What is asked: The lines from the top of the material through the line with "import * as" are to be set down exactly. Leave the pictures out.
----- Supplied information
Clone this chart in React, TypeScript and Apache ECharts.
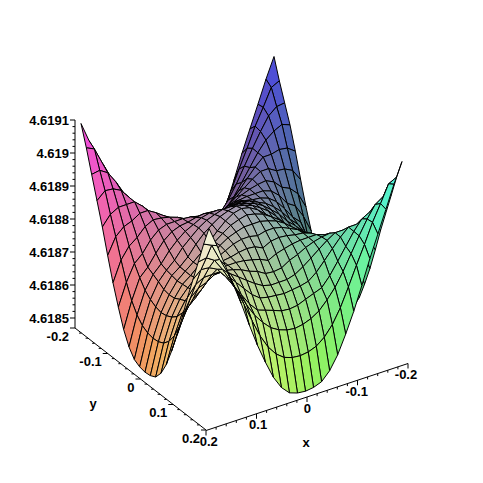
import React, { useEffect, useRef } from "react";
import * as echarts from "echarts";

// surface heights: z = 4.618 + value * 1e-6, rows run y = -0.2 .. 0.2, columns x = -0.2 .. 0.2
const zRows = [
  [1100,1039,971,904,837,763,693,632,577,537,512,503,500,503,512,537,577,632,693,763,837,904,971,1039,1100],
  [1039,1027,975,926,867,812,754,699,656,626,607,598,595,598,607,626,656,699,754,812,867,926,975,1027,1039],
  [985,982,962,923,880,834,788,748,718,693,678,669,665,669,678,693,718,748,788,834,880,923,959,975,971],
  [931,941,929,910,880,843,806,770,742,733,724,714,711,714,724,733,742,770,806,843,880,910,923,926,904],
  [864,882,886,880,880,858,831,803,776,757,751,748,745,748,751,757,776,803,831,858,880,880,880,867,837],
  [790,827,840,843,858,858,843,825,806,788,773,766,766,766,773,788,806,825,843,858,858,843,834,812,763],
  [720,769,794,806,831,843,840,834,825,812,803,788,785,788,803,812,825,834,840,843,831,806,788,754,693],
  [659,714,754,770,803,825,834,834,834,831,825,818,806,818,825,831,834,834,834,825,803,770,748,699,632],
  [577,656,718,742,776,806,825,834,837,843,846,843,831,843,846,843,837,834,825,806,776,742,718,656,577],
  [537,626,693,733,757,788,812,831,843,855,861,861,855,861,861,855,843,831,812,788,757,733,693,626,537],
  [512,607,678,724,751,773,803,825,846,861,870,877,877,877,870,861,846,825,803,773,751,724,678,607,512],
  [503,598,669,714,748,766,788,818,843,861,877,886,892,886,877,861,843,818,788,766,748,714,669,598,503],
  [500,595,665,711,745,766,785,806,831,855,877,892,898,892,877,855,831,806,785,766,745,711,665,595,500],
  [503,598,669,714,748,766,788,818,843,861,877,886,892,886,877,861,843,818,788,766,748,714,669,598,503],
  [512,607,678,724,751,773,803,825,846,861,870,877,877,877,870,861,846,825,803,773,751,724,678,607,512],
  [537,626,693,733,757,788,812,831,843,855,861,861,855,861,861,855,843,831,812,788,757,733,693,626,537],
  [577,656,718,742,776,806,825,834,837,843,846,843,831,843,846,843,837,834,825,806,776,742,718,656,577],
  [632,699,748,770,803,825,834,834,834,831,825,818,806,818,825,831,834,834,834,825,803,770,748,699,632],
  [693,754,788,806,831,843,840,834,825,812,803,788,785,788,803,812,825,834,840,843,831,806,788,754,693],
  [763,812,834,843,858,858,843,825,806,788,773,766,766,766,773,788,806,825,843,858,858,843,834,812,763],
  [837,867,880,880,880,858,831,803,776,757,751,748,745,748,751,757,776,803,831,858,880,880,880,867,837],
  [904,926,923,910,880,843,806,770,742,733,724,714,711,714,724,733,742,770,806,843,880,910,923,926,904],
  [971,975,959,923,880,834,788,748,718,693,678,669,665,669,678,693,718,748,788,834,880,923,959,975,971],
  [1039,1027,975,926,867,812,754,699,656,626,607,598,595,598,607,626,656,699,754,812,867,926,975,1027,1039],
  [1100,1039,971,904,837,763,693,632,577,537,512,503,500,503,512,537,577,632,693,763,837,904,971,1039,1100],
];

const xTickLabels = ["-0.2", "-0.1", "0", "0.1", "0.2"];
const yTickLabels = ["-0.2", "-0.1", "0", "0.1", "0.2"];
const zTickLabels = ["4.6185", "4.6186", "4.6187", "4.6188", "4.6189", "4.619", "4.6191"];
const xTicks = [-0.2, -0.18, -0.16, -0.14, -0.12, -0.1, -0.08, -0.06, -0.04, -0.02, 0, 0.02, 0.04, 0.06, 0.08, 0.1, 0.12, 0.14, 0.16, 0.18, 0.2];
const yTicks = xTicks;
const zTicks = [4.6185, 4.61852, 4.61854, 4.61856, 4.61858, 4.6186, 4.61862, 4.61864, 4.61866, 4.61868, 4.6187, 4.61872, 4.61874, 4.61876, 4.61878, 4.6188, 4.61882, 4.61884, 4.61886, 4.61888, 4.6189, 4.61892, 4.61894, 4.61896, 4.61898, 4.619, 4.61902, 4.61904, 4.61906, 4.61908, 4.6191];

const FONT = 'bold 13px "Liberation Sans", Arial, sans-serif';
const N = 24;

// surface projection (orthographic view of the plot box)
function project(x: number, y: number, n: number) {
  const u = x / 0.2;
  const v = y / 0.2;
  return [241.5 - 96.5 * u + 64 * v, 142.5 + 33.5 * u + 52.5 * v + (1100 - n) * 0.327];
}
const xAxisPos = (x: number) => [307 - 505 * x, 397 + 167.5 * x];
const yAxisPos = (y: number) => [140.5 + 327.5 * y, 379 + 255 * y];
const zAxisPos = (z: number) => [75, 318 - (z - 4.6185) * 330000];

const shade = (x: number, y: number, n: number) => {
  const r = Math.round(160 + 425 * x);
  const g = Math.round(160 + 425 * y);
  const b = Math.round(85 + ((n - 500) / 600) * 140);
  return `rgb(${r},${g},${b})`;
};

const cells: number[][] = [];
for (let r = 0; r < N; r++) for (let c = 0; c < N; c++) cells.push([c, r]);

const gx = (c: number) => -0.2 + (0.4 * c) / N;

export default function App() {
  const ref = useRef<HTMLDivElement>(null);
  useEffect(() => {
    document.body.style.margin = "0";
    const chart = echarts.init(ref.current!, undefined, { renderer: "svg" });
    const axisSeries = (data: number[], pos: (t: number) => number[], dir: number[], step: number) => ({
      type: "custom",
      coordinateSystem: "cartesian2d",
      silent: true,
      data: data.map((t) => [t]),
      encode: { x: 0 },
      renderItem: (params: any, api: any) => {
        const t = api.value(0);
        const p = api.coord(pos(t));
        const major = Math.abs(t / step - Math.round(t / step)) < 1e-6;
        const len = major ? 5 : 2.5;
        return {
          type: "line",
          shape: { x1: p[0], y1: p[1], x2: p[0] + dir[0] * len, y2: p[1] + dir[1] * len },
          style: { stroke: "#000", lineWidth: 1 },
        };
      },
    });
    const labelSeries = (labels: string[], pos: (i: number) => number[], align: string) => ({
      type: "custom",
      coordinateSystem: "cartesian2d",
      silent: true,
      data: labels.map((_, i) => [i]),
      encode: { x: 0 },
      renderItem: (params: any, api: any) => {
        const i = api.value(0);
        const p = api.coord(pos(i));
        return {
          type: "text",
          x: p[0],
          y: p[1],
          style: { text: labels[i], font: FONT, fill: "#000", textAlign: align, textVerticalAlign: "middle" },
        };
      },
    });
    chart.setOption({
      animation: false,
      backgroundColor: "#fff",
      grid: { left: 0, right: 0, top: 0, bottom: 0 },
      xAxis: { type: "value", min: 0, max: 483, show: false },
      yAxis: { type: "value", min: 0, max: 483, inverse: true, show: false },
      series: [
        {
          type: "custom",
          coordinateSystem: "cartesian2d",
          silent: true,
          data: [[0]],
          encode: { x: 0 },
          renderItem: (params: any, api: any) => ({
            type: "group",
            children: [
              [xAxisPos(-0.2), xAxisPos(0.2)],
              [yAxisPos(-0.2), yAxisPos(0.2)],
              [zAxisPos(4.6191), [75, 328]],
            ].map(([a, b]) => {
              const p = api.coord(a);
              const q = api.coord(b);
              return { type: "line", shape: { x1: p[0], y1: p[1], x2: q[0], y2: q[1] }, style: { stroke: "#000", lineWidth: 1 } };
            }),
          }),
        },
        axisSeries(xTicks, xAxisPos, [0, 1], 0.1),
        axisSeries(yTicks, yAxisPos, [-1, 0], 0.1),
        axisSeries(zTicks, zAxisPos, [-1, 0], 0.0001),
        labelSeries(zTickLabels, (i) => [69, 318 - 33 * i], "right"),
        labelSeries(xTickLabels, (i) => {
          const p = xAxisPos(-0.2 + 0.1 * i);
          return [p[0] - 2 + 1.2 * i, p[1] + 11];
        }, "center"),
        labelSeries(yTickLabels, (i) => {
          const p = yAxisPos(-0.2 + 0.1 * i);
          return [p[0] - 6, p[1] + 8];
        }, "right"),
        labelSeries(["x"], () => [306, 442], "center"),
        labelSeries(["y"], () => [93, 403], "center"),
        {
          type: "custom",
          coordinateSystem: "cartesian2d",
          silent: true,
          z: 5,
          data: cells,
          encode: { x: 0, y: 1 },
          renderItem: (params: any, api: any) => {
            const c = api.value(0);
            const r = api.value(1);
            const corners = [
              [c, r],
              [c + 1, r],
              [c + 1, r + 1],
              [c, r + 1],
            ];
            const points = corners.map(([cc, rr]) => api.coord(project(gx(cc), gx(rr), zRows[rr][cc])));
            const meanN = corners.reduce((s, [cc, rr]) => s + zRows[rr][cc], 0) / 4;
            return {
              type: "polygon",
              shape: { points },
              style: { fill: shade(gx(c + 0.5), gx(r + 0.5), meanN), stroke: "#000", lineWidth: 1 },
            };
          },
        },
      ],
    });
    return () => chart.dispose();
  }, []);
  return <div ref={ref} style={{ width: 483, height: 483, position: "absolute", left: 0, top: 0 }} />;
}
----------
Written answer:
Clone this chart in React, TypeScript and Apache ECharts.
import React, { useEffect, useRef } from "react";
import * as echarts from "echarts";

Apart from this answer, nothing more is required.